The Lama made his debut in the April 1940 ish of Double Detective, and starred in short "novels" in thirteen more issues. I have a couple of the Adventure house reprints, but have yet to read one. Maybe I'm a bit prejudiced against him. Prior his his arrival, Double Detective featured extra long novelettes by guys like Cleve F. Adams and Richard Sale, a couple of my favorites.
The Lama made the jump to comics in Prize Comics #7 in December 1940, and had a longer career there than in the pulps. He eventually got his own book. The stories, including this one, were supposedly written by Kendell Foster Crossen, the same guy who wrote the pulp stories, as "Richard Foster." The art on this one (better than most) is credited to Al Plastino, who later did a lot of work on Superman and the Super family.
4 comments:
I have a couple of the pulp story collections from Altus Press, but have not read any of them.

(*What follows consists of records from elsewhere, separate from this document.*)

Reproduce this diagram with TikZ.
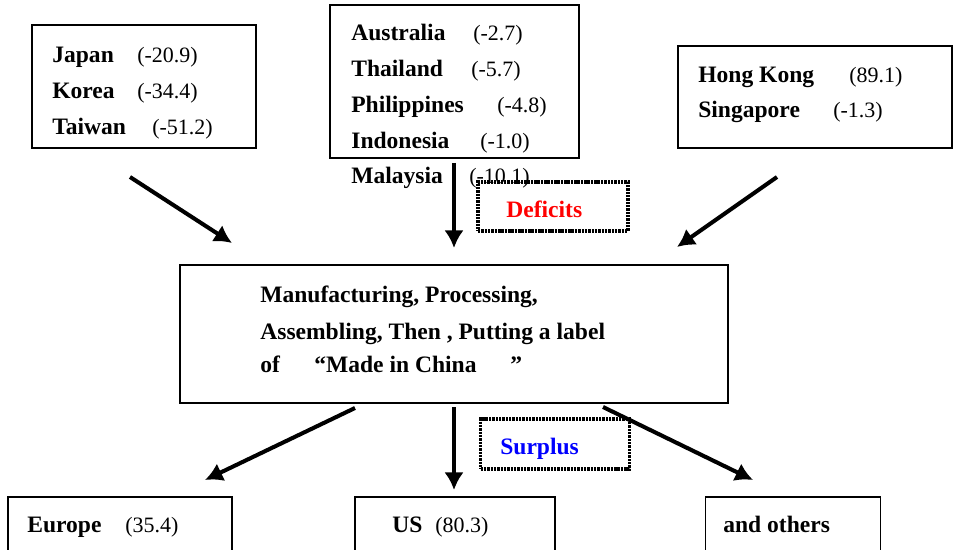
\documentclass[tikz,border=0pt]{standalone}
\usepackage{fontspec}
\setmainfont{Liberation Serif}
\usetikzlibrary{arrows.meta}

\tikzset{
  box/.style={draw,line width=0.8pt,inner sep=0pt},
  dotbox/.style={draw,line width=1.9pt,dash pattern=on 1.4pt off 0.5pt,inner sep=0pt},
  arr/.style={line width=2.3pt,-{Latex[length=10pt,width=11pt]}},
  cname/.style={anchor=base west,inner sep=0pt,font=\fontsize{13.4}{16}\selectfont\bfseries},
  cval/.style={anchor=base west,inner sep=0pt,font=\fontsize{12.5}{15}\selectfont},
}

\begin{document}
\begin{tikzpicture}[x=0.02cm,y=-0.02cm]

\useasboundingbox (0,0) rectangle (953,550);

% boxes
\node[box,minimum width=4.48cm,minimum height=2.46cm] (japan) at (144,86.5) {};
\node[box,minimum width=4.98cm,minimum height=3.06cm] (asean) at (454.5,81.5) {};
\node[box,minimum width=5.48cm,minimum height=2.04cm] (hk) at (815,97) {};
\node[box,fill=white,minimum width=10.96cm,minimum height=2.76cm] (china) at (454,334) {};
\node[box,minimum width=4.48cm,minimum height=1.14cm] (europe) at (120,525.5) {};
\node[box,minimum width=4cm,minimum height=1.14cm] (us) at (455,525.5) {};
\node[box,minimum width=3.5cm,minimum height=1.14cm] (others) at (793,525.5) {};

% countries and balances
\node[cname] (jp) at (52,63) {Japan};
\node[cval] (jpv) at (137,63) {(-20.9)};
\node[cname] (kr) at (52,99) {Korea};
\node[cval] (krv) at (137,99) {(-34.4)};
\node[cname] (tw) at (52,135) {Taiwan};
\node[cval] (twv) at (152,135) {(-51.2)};

\node[cname] (au) at (351,41) {Australia};
\node[cval] (auv) at (473,41) {(-2.7)};
\node[cname] (th) at (351,77) {Thailand};
\node[cval] (thv) at (471,77) {(-5.7)};
\node[cname] (ph) at (351,113) {Philippines};
\node[cval] (phv) at (497,113) {(-4.8)};
\node[cname] (id) at (351,149) {Indonesia};
\node[cval] (idv) at (480,149) {(-1.0)};
\node[cname] (my) at (351,184) {Malaysia};
\node[cval] (myv) at (469,184) {(-10.1)};

\node[cname] (hkg) at (698,83) {Hong Kong};
\node[cval] (hkgv) at (849,83) {(89.1)};
\node[cname] (sg) at (698,118) {Singapore};
\node[cval] (sgv) at (833,118) {(-1.3)};

\node[cname] (l1) at (260,303) {Manufacturing, Processing,};
\node[cname] (l2) at (260,339) {Assembling, Then , Putting a label};
\node[cname] (l3) at (260,373) {of};
\node[cname] (l3b) at (314,373) {``Made in China};
\node[cname] (l3c) at (510,373) {''};

\node[cname] (eu) at (27,532) {Europe};
\node[cval] (euv) at (125,532) {(35.4)};
\node[cname] (usn) at (392,532) {US};
\node[cval] (usv) at (435,532) {(80.3)};
\node[cname] (oth) at (723,532) {and others};

% dotted labels
\node[dotbox,minimum width=3cm,minimum height=0.98cm] (deficits) at (553,206.5) {};
\node[cname,text=red] (deftxt) at (506,218) {Deficits};
\node[dotbox,minimum width=2.98cm,minimum height=1cm] (surplus) at (555,444) {};
\node[cname,text=blue] (surtxt) at (500,454) {Surplus};

% arrows
\coordinate (jp-a) at (130,177);
\coordinate (jp-b) at (232,243);
\coordinate (as-a) at (454,163);
\coordinate (as-b) at (454,248);
\coordinate (hk-a) at (777,177);
\coordinate (hk-b) at (677,247);
\coordinate (eu-a) at (355,408);
\coordinate (eu-b) at (205,480);
\coordinate (us-a) at (454,407);
\coordinate (us-b) at (454,490);
\coordinate (ot-a) at (603,407);
\coordinate (ot-b) at (753,480);

\draw[arr] (jp-a) -- (jp-b);
\draw[arr] (as-a) -- (as-b);
\draw[arr] (hk-a) -- (hk-b);
\draw[arr] (eu-a) -- (eu-b);
\draw[arr] (us-a) -- (us-b);
\draw[arr] (ot-a) -- (ot-b);

\end{tikzpicture}
\end{document}
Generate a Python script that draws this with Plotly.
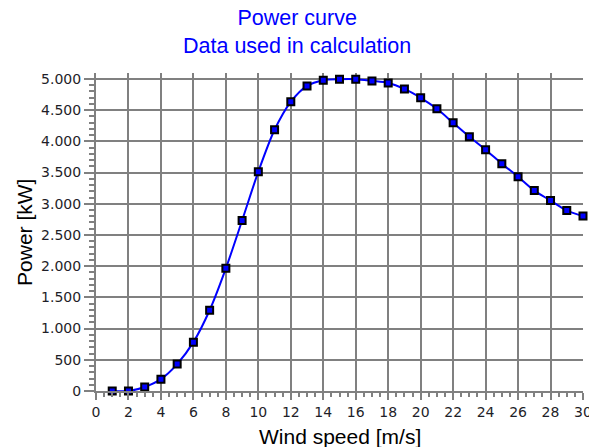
import plotly.graph_objects as go

wind_speed = list(range(1, 31))
power_kw = [0, 0, 64, 190, 431, 783, 1294, 1965, 2732, 3514,
            4185, 4633, 4888, 4980, 4995, 4995, 4968, 4936, 4840, 4697,
            4521, 4297, 4073, 3866, 3642, 3434, 3211, 3051, 2891, 2805]

x_ticks = list(range(0, 31, 2))
y_ticks = list(range(0, 5001, 500))

GRID = "#808080"
TXT = "#1e1e28"
TITLE_FONT = "Liberation Sans, Arial"

fig = go.Figure()
fig.add_trace(go.Scatter(
    x=wind_speed, y=power_kw, mode="lines",
    line=dict(color="#0000ff", width=2, shape="spline", smoothing=0.8),
    hoverinfo="skip", showlegend=False))
fig.add_trace(go.Scatter(
    x=wind_speed, y=power_kw, mode="markers", cliponaxis=False,
    marker=dict(symbol="square", size=7, color="#0000ff",
                line=dict(color="#000000", width=2)),
    showlegend=False))

fig.update_layout(
    width=589, height=447,
    margin=dict(l=96, r=6, t=73, b=56, autoexpand=False),
    paper_bgcolor="white", plot_bgcolor="white",
    font=dict(family="DejaVu Sans", color=TXT),
    annotations=[
        dict(text="Power curve<br>Data used in calculation",
             xref="paper", yref="paper", x=0.413, y=1.13,
             xanchor="center", yanchor="middle", showarrow=False,
             font=dict(family=TITLE_FONT, size=21.5, color="#0000ff")),
        dict(text="Wind speed [m/s]",
             xref="paper", yref="paper", x=0.5, y=-0.142,
             xanchor="center", yanchor="middle", showarrow=False,
             font=dict(family=TITLE_FONT, size=21, color="#000000")),
        dict(text="Power [kW]", textangle=-90,
             xref="paper", yref="paper", x=-0.148, y=0.5,
             xanchor="center", yanchor="middle", showarrow=False,
             font=dict(family=TITLE_FONT, size=21, color="#000000")),
    ],
)
fig.update_xaxes(
    automargin=False, ticklabeloverflow="allow",
    range=[0, 30], tickmode="array", tickvals=x_ticks,
    ticktext=[str(v) for v in x_ticks],
    showgrid=True, gridcolor=GRID, gridwidth=2,
    showline=True, linecolor=GRID, linewidth=2,
    ticks="outside", ticklen=7, tickwidth=2, tickcolor=GRID,
    minor=dict(dtick=0.5, ticks="outside", ticklen=4, tickwidth=1.5, tickcolor=GRID, showgrid=False),
    tickfont=dict(family="DejaVu Sans", size=14, color=TXT),
    zeroline=False,
)
fig.update_yaxes(
    automargin=False, ticklabeloverflow="allow",
    range=[0, 5095], tickmode="array", tickvals=y_ticks,
    ticktext=[f"{v:,}".replace(",", ".") for v in y_ticks],
    showgrid=True, gridcolor=GRID, gridwidth=2,
    showline=True, linecolor=GRID, linewidth=2,
    ticks="outside", ticklen=10, tickwidth=2, tickcolor=GRID,
    minor=dict(dtick=100, ticks="outside", ticklen=5, tickwidth=1.5, tickcolor=GRID, showgrid=False),
    tickfont=dict(family="DejaVu Sans", size=14, color=TXT),
    zeroline=False,
)

fig.write_html("out.html", config={"displayModeBar": False},
               post_script="document.body.style.margin='0';document.body.style.overflow='hidden';")
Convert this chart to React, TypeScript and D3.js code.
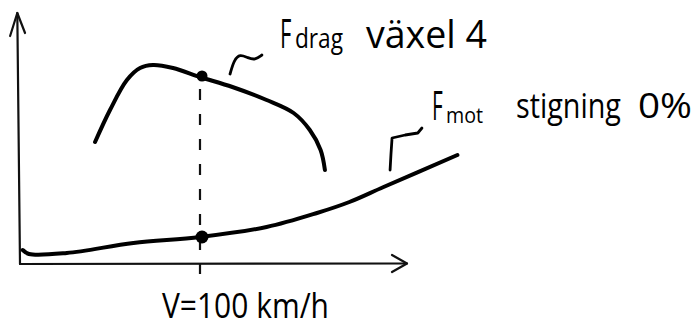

Pretty good artwork, standard pulp/comic story. But I can help but wonder what happened to all the adventurers that were so common back then. Where are today's international thrill seekers?
They've retired to Tacoma and become babysitters.
Another scammer asswipe invades your blog. Congrats. And I mean "Clara Benet."
I don't babysit anymore. Too old and untrustworthy. And I don't do diapers, unlike people who walk five mutts a day and police up their turds.